The 20.7 megapixel backside illumination (BSI) CMOS image sensor is 1/2.3-inch in size, which mid-range point-and-shoot cameras usually have. The 10x optical zoom goes from 24mm (F3.1) to 240mm (F6.3). The Galaxy K zoom captures 1080/60p (1080p at 60fps) and features slow-motion. Good, but I don’t care much for optical zoom; I used to, but not anymore.
Most high end smartphones have enough pixels (that’s about 8 megapixels to me) to let me crop away and still have enough of them to print out a decent photo at Target or share on Instagram. And that’s what we do most of the time with the photos we take with our smartphones. Digital zoom when capturing video isn’t bad at all either. Optical zoom adds too much bulk, which the Galaxy K zoom has plenty of. I don’t mind bulk, as long as it’s for the right thing.
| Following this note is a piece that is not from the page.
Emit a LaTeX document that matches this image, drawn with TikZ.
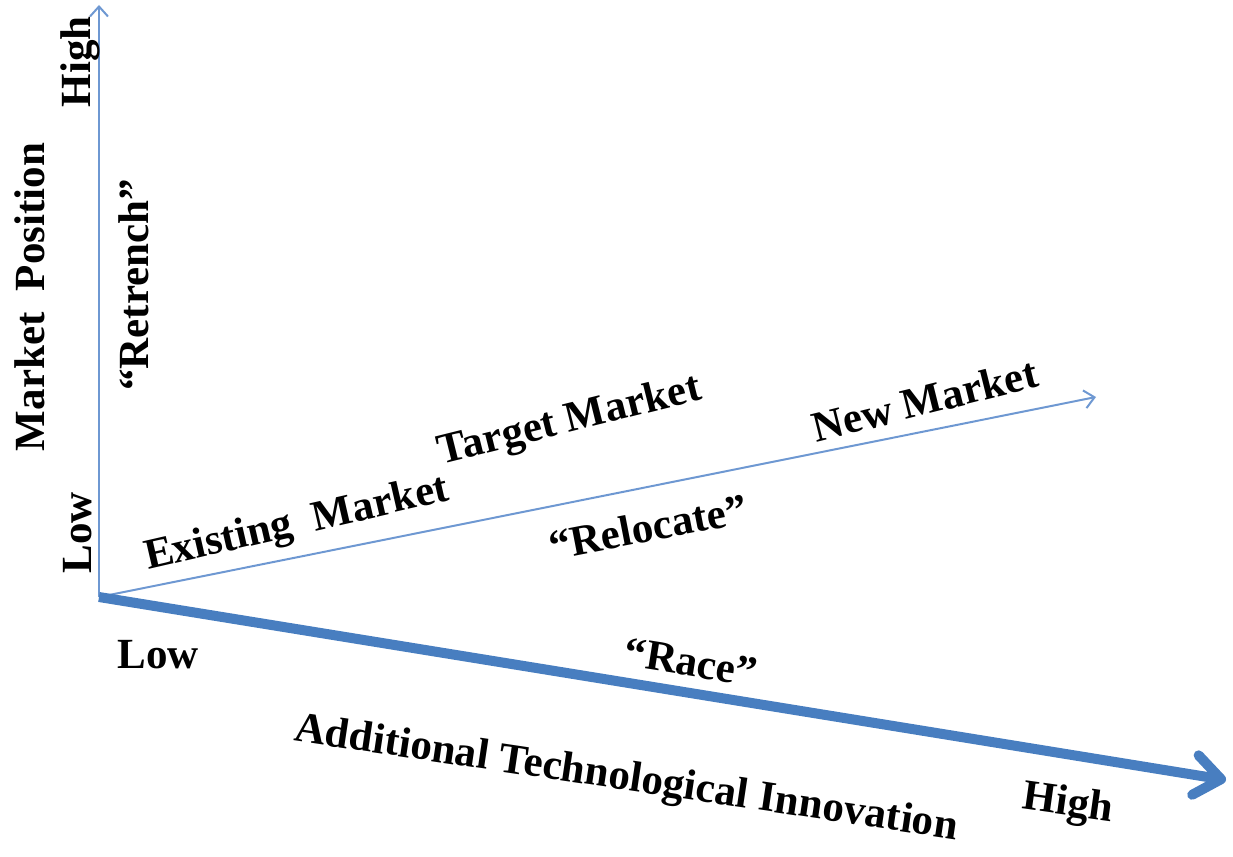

What I’d prefer instead is a camera subsystem where the image sensor and the lens were designed together from the very beginning, like the Sony RX1. If Samsung instead of the 10x optical zoom added a big and fast F2 (or faster) lens mated to a larger (1 inch?) sensor, and combined that with the wonderful 5.1-inch 1920×1080 OLED display on the Samsung Galaxy S5 (anyone serious about photos would want to check out the photos on the best display possible, and the S5’s OLED display is the best so far) I would have been much more excited.